За годы, что он успел прожить в этом мире, кампонг почти не изменился, и все же А Боонь чувствовал, что совсем скоро грядут перемены. Как судачили в кампонге, своих троих младших детей токей отправил не в китайскую школу, которой он сам же и покровительствовал, а в английскую, неподалеку от города. Управляли той школой монахини. Шли в деревне пересуды и о старшем сыне Лимов, тот отказался от отцовской лодки и вместо этого устроился в город, в магазин, где продавали консервы. Все чаще и чаще молодежь уезжала жить и работать куда-то еще. Па с Дядей объясняли это слабохарактерностью, свойственной новому поколению, непривычному к тяготам, в которых выросли они сами.
Может, поэтому Па и решил отдать А Бооня в школу? Он считает своего светлокожего сына, худосочного и тонкорукого, с девчачьими волосами, представителем этого нового поколения? Впрочем, сейчас эта мысль расстраивала Бооня не так сильно, ведь он научится читать и писать, как Дядя.
У него возродился угасший было интерес к старым газетам, на которых они сушили рыбу. А Боонь всегда любил разглядывать фотографии, особенно ан мо – сухощавых светлоглазых призраков, которые правили островом Наньян и остальными малайскими территориями. Они разрезали ленточки, руководили собраниями, делали заявления на фоне белых рифленых колонн.

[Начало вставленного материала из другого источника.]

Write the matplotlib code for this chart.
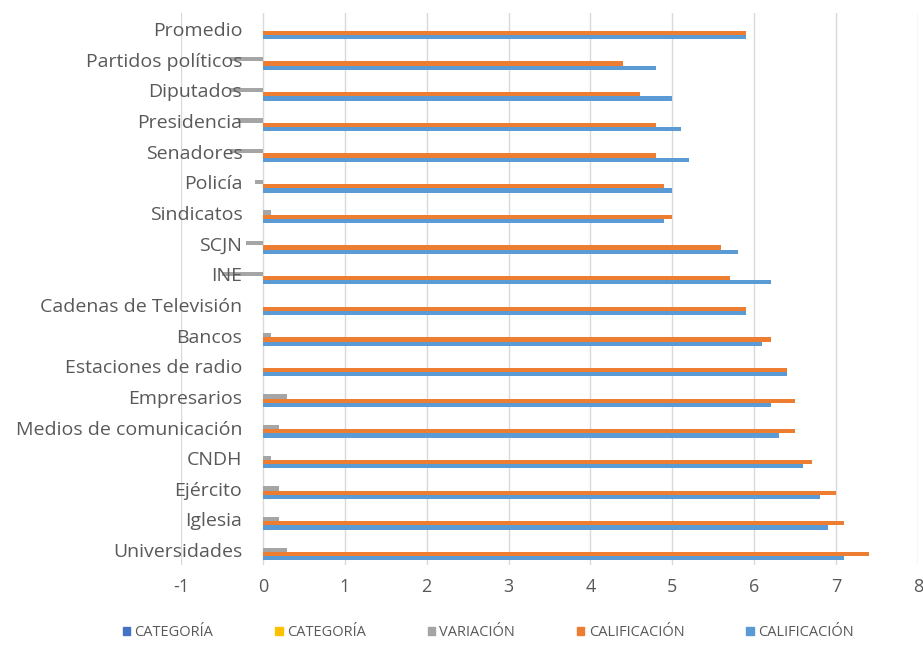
import numpy as np
import matplotlib.pyplot as plt
from matplotlib.patches import Patch

# Instituciones, de abajo hacia arriba
instituciones = ['Universidades', 'Iglesia', 'Ejército', 'CNDH',
                 'Medios de comunicación', 'Empresarios', 'Estaciones de radio',
                 'Bancos', 'Cadenas de Televisión', 'INE', 'SCJN', 'Sindicatos',
                 'Policía', 'Senadores', 'Presidencia', 'Diputados',
                 'Partidos políticos', 'Promedio']

calif_actual = [7.4, 7.1, 7.0, 6.7, 6.5, 6.5, 6.4, 6.2, 5.9, 5.7, 5.6, 5.0,
                4.9, 4.8, 4.8, 4.6, 4.4, 5.9]
calif_previa = [7.1, 6.9, 6.8, 6.6, 6.3, 6.2, 6.4, 6.1, 5.9, 6.2, 5.8, 4.9,
                5.0, 5.2, 5.1, 5.0, 4.8, 5.9]
variacion = [0.3, 0.2, 0.2, 0.1, 0.2, 0.3, 0.0, 0.1, 0.0, -0.5, -0.2, 0.1,
             -0.1, -0.4, -0.3, -0.4, -0.4, 0.0]
categoria = [0] * len(instituciones)

series = [('CATEGORÍA', categoria, '#4472C4'),
          ('CATEGORÍA', categoria, '#FFC000'),
          ('VARIACIÓN', variacion, '#A5A5A5'),
          ('CALIFICACIÓN', calif_actual, '#ED7D31'),
          ('CALIFICACIÓN', calif_previa, '#5B9BD5')]

plt.rcParams['font.family'] = ['Open Sans', 'DejaVu Sans']
plt.rcParams['axes.unicode_minus'] = False
gris = '#595959'

fig = plt.figure(figsize=(9.23, 6.57), dpi=100)
ax = fig.add_axes([0.196, 0.140, 0.7986, 0.840])

y = np.arange(len(instituciones))
alto = 0.14
desp = [0.28, 0.14, 0.0, -0.14, -0.28]
for (nombre, vals, color), d in zip(series, desp):
    ax.barh(y + d, vals, height=alto, color=color, zorder=2)

for yi, nom in zip(y, instituciones):
    ax.text(-0.25, yi - 0.08, nom, ha='right', va='center', fontsize=14,
            color=gris, zorder=3)

ax.set_xlim(-1, 8)
ax.set_ylim(-0.5, len(instituciones) - 0.5)
ax.set_xticks(range(-1, 9))
ax.set_yticks([])
ax.tick_params(axis='x', length=0, labelsize=13, labelcolor=gris, pad=9)
ax.grid(axis='x', color='#D9D9D9', linewidth=1, zorder=0)
for s in ax.spines.values():
    s.set_visible(False)

handles = [Patch(color=c, label=n) for n, _, c in series]
fig.legend(handles=handles, loc='center', bbox_to_anchor=(0.529, 0.037),
           ncol=5, frameon=False, fontsize=10.5, labelcolor=gris,
           handlelength=0.5, handleheight=0.5, handletextpad=0.3,
           columnspacing=4.25)

fig.savefig('out.png', dpi=100)
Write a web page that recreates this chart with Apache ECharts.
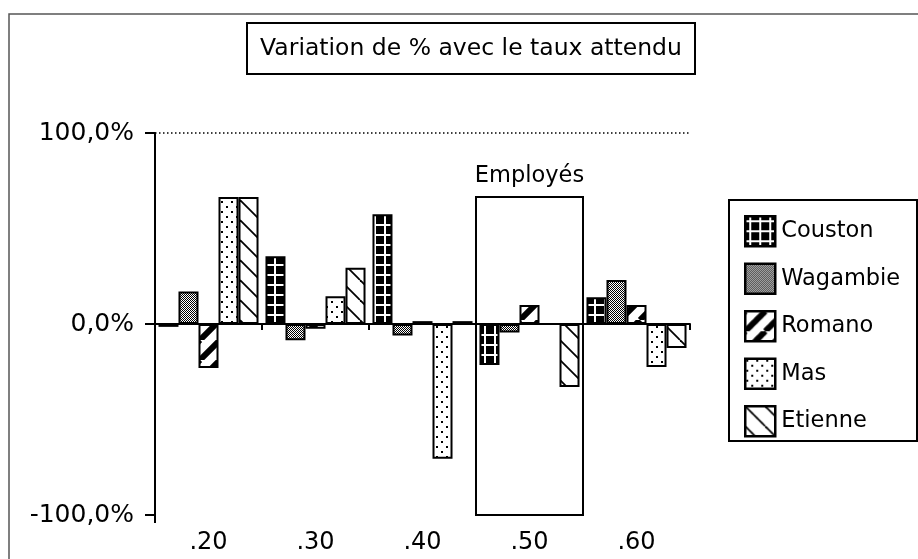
<!DOCTYPE html>
<html><head><meta charset="utf-8">
<script src="https://cdn.jsdelivr.net/npm/echarts@6/dist/echarts.min.js"></script>
<style>html,body{margin:0;padding:0;background:#fff}#c{width:918px;height:559px}</style>
</head><body><div id="c"></div>
<script>
// ---- data ----
const categories = ['.20', '.30', '.40', '.50', '.60'];
const seriesNames = ['Couston', 'Wagambie', 'Romano', 'Mas', 'Etienne'];
const couston  = [-1.5, 35.5, 57.5, -21.5, 14];
const wagambie = [17, -8.5, -6, -4.5, 23];
const romano   = [-23, -2.5, 1.5, 10, 10];
const mas      = [66.5, 14.5, -70.5, 0, -22.5];
const etienne  = [66.5, 29.5, 1.5, -33, -12.5];
const yMin = -100, yMax = 100, yInterval = 100;
const titleText = 'Variation de % avec le taux attendu';
const annotLabel = 'Employés';
const annotCategory = '.50';
const annotTop = 66.5;

const FONT = 'DejaVu Sans';

function tile(w, h, draw) {
  const c = document.createElement('canvas');
  c.width = w; c.height = h;
  const g = c.getContext('2d');
  draw(g, w, h);
  return { image: c, repeat: 'repeat' };
}
const patterns = {
  Couston: tile(10, 10, (g, w, h) => {
    g.fillStyle = '#000'; g.fillRect(0, 0, w, h);
    g.fillStyle = '#fff';
    g.fillRect(4, 0, 2, h);
    g.fillRect(0, 4, w, 2);
  }),
  Wagambie: tile(2, 2, (g) => {
    g.fillStyle = '#fff'; g.fillRect(0, 0, 2, 2);
    g.fillStyle = '#000'; g.fillRect(0, 0, 1, 1); g.fillRect(1, 1, 1, 1);
  }),
  Romano: tile(20, 20, (g, w, h) => {
    g.fillStyle = '#fff'; g.fillRect(0, 0, w, h);
    g.strokeStyle = '#000'; g.lineWidth = 6;
    for (let o = -20; o <= 20; o += 20) {
      g.beginPath(); g.moveTo(o, h); g.lineTo(o + w, 0); g.stroke();
    }
  }),
  Mas: tile(10, 10, (g, w, h) => {
    g.fillStyle = '#fff'; g.fillRect(0, 0, w, h);
    g.fillStyle = '#000';
    g.fillRect(1, 1, 2, 2); g.fillRect(6, 6, 2, 2);
  }),
  Etienne: tile(20, 20, (g, w, h) => {
    g.fillStyle = '#fff'; g.fillRect(0, 0, w, h);
    g.strokeStyle = '#000'; g.lineWidth = 1.8;
    for (let o = -20; o <= 20; o += 20) {
      g.beginPath(); g.moveTo(o, 0); g.lineTo(o + w, h); g.stroke();
    }
  })
};

const dataBySeries = [couston, wagambie, romano, mas, etienne];

const chart = echarts.init(document.getElementById('c'), null, { renderer: 'canvas' });

const series = seriesNames.map((name, i) => ({
  name,
  type: 'bar',
  data: dataBySeries[i],
  barGap: '0%',
  barCategoryGap: '6.5%',
  itemStyle: { color: patterns[name], borderColor: '#000', borderWidth: 2 },
  emphasis: { disabled: true },
  animation: false
}));
series[0].markLine = {
  silent: true,
  symbol: ['none', 'none'],
  label: { show: false },
  data: [
    { yAxis: 0, lineStyle: { color: '#000', width: 2, type: 'solid' } },
    { yAxis: yMax, lineStyle: { color: '#000', width: 1.5, type: [1.5, 2.5] } }
  ],
  animation: false
};

function staticGraphics() {
  return [
    { type: 'rect', shape: { x: 9, y: 14, width: 1000, height: 1000 }, style: { fill: null, stroke: '#555', lineWidth: 1.5 }, silent: true, z: 0 },
    { type: 'rect', shape: { x: 247, y: 23, width: 448, height: 51 }, style: { fill: '#fff', stroke: '#000', lineWidth: 2 }, silent: true, z: 10 },
    { type: 'text', x: 471, y: 49, style: { text: titleText, fill: '#000', font: '23.5px "DejaVu Sans"', align: 'center', verticalAlign: 'middle' }, silent: true, z: 11 },
    { type: 'rect', shape: { x: 729, y: 200, width: 188, height: 241 }, style: { fill: null, stroke: '#000', lineWidth: 2 }, silent: true, z: 10 }
  ];
}

chart.setOption({
  animation: false,
  backgroundColor: '#fff',
  textStyle: { fontFamily: FONT },
  grid: { left: 155, right: 228, top: 133, bottom: 44 },
  xAxis: {
    type: 'category',
    data: categories,
    boundaryGap: true,
    axisLine: { lineStyle: { color: '#000', width: 2 } },
    axisTick: { show: true, interval: 0, length: 6, lineStyle: { color: '#000', width: 2 } },
    axisLabel: { color: '#000', fontSize: 24, fontFamily: FONT, margin: 16 },
    splitLine: { show: false }
  },
  yAxis: {
    type: 'value',
    min: yMin, max: yMax, interval: yInterval,
    axisLine: { show: true, lineStyle: { color: '#000', width: 2 } },
    axisTick: { show: true, length: 10, lineStyle: { color: '#000', width: 2 } },
    axisLabel: {
      color: '#000', fontSize: 25, fontFamily: FONT, margin: 21,
      formatter: v => v.toFixed(1).replace('.', ',') + '%'
    },
    splitLine: { show: false }
  },
  legend: {
    orient: 'vertical',
    left: 744, top: 215,
    padding: 0,
    itemWidth: 30, itemHeight: 30, itemGap: 15,
    icon: 'rect',
    itemStyle: { borderWidth: 2.5, borderColor: '#000' },
    textStyle: { color: '#000', fontSize: 22.5, fontFamily: FONT, padding: [0, 0, 0, 1] },
    data: seriesNames,
    selectedMode: false
  },
  series,
  graphic: staticGraphics()
});

// annotation box around the annotated category, positioned via axis scales
const cx = chart.convertToPixel({ xAxisIndex: 0 }, annotCategory);
const cxPrev = chart.convertToPixel({ xAxisIndex: 0 }, categories[categories.indexOf(annotCategory) - 1]);
const half = (cx - cxPrev) / 2;
const yTop = chart.convertToPixel({ yAxisIndex: 0 }, annotTop);
const yBot = chart.convertToPixel({ yAxisIndex: 0 }, yMin);
const yAxisX = chart.convertToPixel({ xAxisIndex: 0 }, categories[0]) - half;
chart.setOption({
  graphic: staticGraphics().concat([
    { type: 'rect', shape: { x: cx - half, y: yTop, width: half * 2, height: yBot - yTop }, style: { fill: null, stroke: '#000', lineWidth: 2 }, silent: true, z: 5 },
    { type: 'text', x: cx, y: yTop - 9, style: { text: annotLabel, fill: '#000', font: '22.5px "DejaVu Sans"', align: 'center', verticalAlign: 'bottom' }, silent: true, z: 11 },
    { type: 'line', shape: { x1: yAxisX, y1: yBot, x2: yAxisX, y2: yBot + 8 }, style: { stroke: '#000', lineWidth: 2 }, silent: true, z: 5 }
  ])
}, { replaceMerge: ['graphic'] });
</script>
</body></html>
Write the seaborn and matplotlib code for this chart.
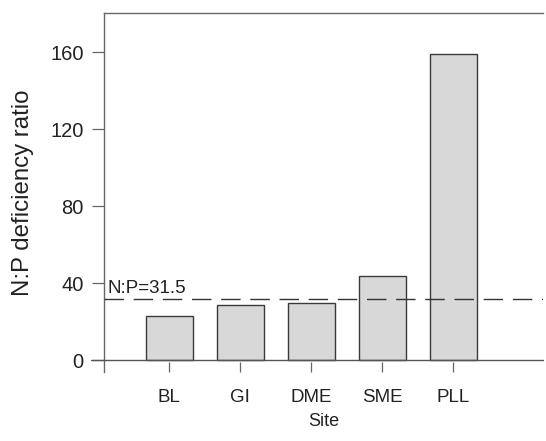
import numpy as np
import pandas as pd
import matplotlib
matplotlib.use('Agg')
import matplotlib.pyplot as plt
import seaborn as sns

# values
sites = ['BL', 'GI', 'DME', 'SME', 'PLL']
np_ratio = [22.8, 28.6, 29.4, 43.6, 159.0]
threshold = 31.5
yticks = [0, 40, 80, 120, 160]

df = pd.DataFrame({'Site': sites, 'ratio': np_ratio})

sns.set_style('ticks')
plt.rcParams['font.family'] = ['Liberation Sans', 'DejaVu Sans']

fig = plt.figure(figsize=(5.46, 4.41), dpi=100)
ax = fig.add_axes([0.1905, 0.1565, 0.804, 0.814])

sns.barplot(data=df, x='Site', y='ratio', order=sites, color='#d8d8d8',
            saturation=1, width=0.66, edgecolor='#3a3a3a', linewidth=1.0, ax=ax)

ax.axhline(0, color='#555555', lw=1.0, zorder=3, clip_on=False, xmin=-0.03)
ax.axhline(threshold, color='#333333', lw=1.0, ls=(0, (14, 7)), zorder=4)
ax.text(-0.87, threshold + 1.2, 'N:P=31.5', fontsize=13.5, color='#222222',
        ha='left', va='bottom')

ax.set_xlim(-0.92, 5.26)
ax.set_ylim(-6.2, 180.3)
ax.set_yticks(yticks)

for side in ['bottom', 'right']:
    ax.spines[side].set_visible(False)
for side in ['left', 'top']:
    ax.spines[side].set_color('#666666')
    ax.spines[side].set_linewidth(1.0)

ax.tick_params(axis='y', direction='out', length=8.5, width=0.9, color='#666666',
               pad=6, labelsize=14.5, labelcolor='#222222')
ax.tick_params(axis='x', direction='in', length=7.5, width=0.9, color='#666666',
               pad=12, labelsize=13.5, labelcolor='#222222')

ax.set_xlabel('Site', fontsize=13, color='#222222', labelpad=5)
ax.set_ylabel('N:P deficiency ratio', fontsize=17.3, color='#222222', labelpad=12)

fig.savefig('out.png', dpi=100)
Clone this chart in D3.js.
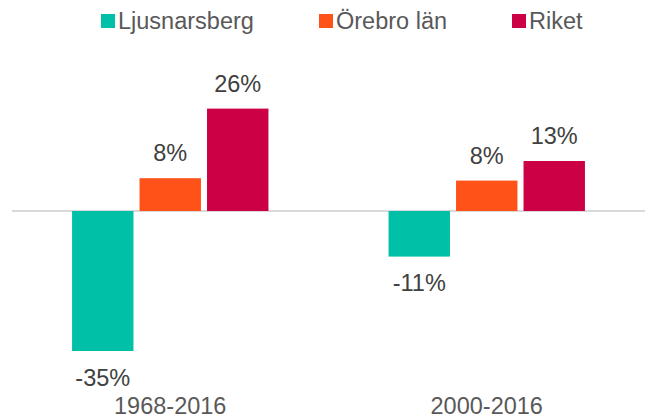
<!DOCTYPE html>
<html>
<head>
<meta charset="utf-8">
<script src="https://d3js.org/d3.v7.min.js"></script>
<style>
  body { margin: 0; background: #fff; }
  text { font-family: "Liberation Sans", Arial, sans-serif; }
</style>
</head>
<body>
<div id="chart"></div>
<script>
// periods on the x axis
var periods = ["1968-2016", "2000-2016"];
// series (legend order)
var series = ["Ljusnarsberg", "Örebro län", "Riket"];
var colors = ["#00c0a8", "#ff5218", "#cc0044"];
// population change in percent, one array per series
var ljusnarsberg = [-35, -11.4];
var orebroLan = [8.2, 7.6];
var riket = [25.6, 12.5];

var values = [ljusnarsberg, orebroLan, riket];

var width = 646, height = 418;

var svg = d3.select("#chart").append("svg")
    .attr("width", width)
    .attr("height", height);

var x0 = d3.scaleBand().domain(periods).range([12, 645]);
var x1 = d3.scaleBand().domain(series)
    .range([0, x0.bandwidth()])
    .paddingInner(0.09)
    .paddingOuter(0.89);

var y = d3.scaleLinear().domain([-40, 30]).range([371, 91]);

// plain hyphen for negatives, like the original
var fmt = function(v) { return Math.round(v) + "%"; };

// build flat rows
var rows = [];
periods.forEach(function(p, i) {
  series.forEach(function(s, j) {
    rows.push({period: p, series: s, value: values[j][i], color: colors[j]});
  });
});

// zero line
svg.append("line")
    .attr("x1", 12).attr("x2", 645)
    .attr("y1", y(0)).attr("y2", y(0))
    .attr("stroke", "#d9d9d9")
    .attr("stroke-width", 2);

svg.selectAll("rect.bar")
    .data(rows)
  .enter().append("rect")
    .attr("class", "bar")
    .attr("x", function(d) { return x0(d.period) + x1(d.series); })
    .attr("width", x1.bandwidth())
    .attr("y", function(d) { return d.value >= 0 ? y(d.value) : y(0); })
    .attr("height", function(d) { return Math.abs(y(d.value) - y(0)); })
    .attr("fill", function(d) { return d.color; });

// value labels
svg.selectAll("text.val")
    .data(rows)
  .enter().append("text")
    .attr("class", "val")
    .attr("x", function(d) { return x0(d.period) + x1(d.series) + x1.bandwidth() / 2; })
    .attr("y", function(d) { return d.value >= 0 ? y(d.value) - 17 : y(d.value) + 34.5; })
    .attr("text-anchor", "middle")
    .attr("font-size", "23.5px")
    .attr("fill", "#404040")
    .text(function(d) { return fmt(d.value); });

// category labels
svg.selectAll("text.cat")
    .data(periods)
  .enter().append("text")
    .attr("class", "cat")
    .attr("x", function(d) { return x0(d) + x0.bandwidth() / 2; })
    .attr("y", 413.5)
    .attr("text-anchor", "middle")
    .attr("font-size", "23.5px")
    .attr("fill", "#595959")
    .text(function(d) { return d; });

// legend
var legendX = [101, 319, 512];
var legend = svg.selectAll("g.leg")
    .data(series)
  .enter().append("g")
    .attr("class", "leg")
    .attr("transform", function(d, i) { return "translate(" + legendX[i] + ",14)"; });

legend.append("rect")
    .attr("width", 14).attr("height", 14)
    .attr("fill", function(d, i) { return colors[i]; });

legend.append("text")
    .attr("x", 17)
    .attr("y", 14.5)
    .attr("font-size", "23.5px")
    .attr("fill", "#595959")
    .text(function(d) { return d; });
</script>
</body>
</html>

Своими глазами он видел ан мо только во время редких вылазок вместе с Ма в город. В кампонг они никогда не приезжали.
Еще сильнее занимали его уроженцы этих мест. В круглых темных очках на носу, с блестящими приглаженными волосами или в аккуратных тюрбанах. Одни малайцы, другие индусы, много китайцев. Эти мужчины, как и ан мо, носили рубашки и брюки, но если ан мо на снимках любезно улыбались или сидели за столами, то местные стояли на трибунах перед толпой и, нахмурившись, обнажив зубы, кричали что-то в мегафон. Ровесники Па и Дяди, выглядели они, однако, иначе, более мясистые и светлокожие. Эти люди не из тех, кто работает на солнце.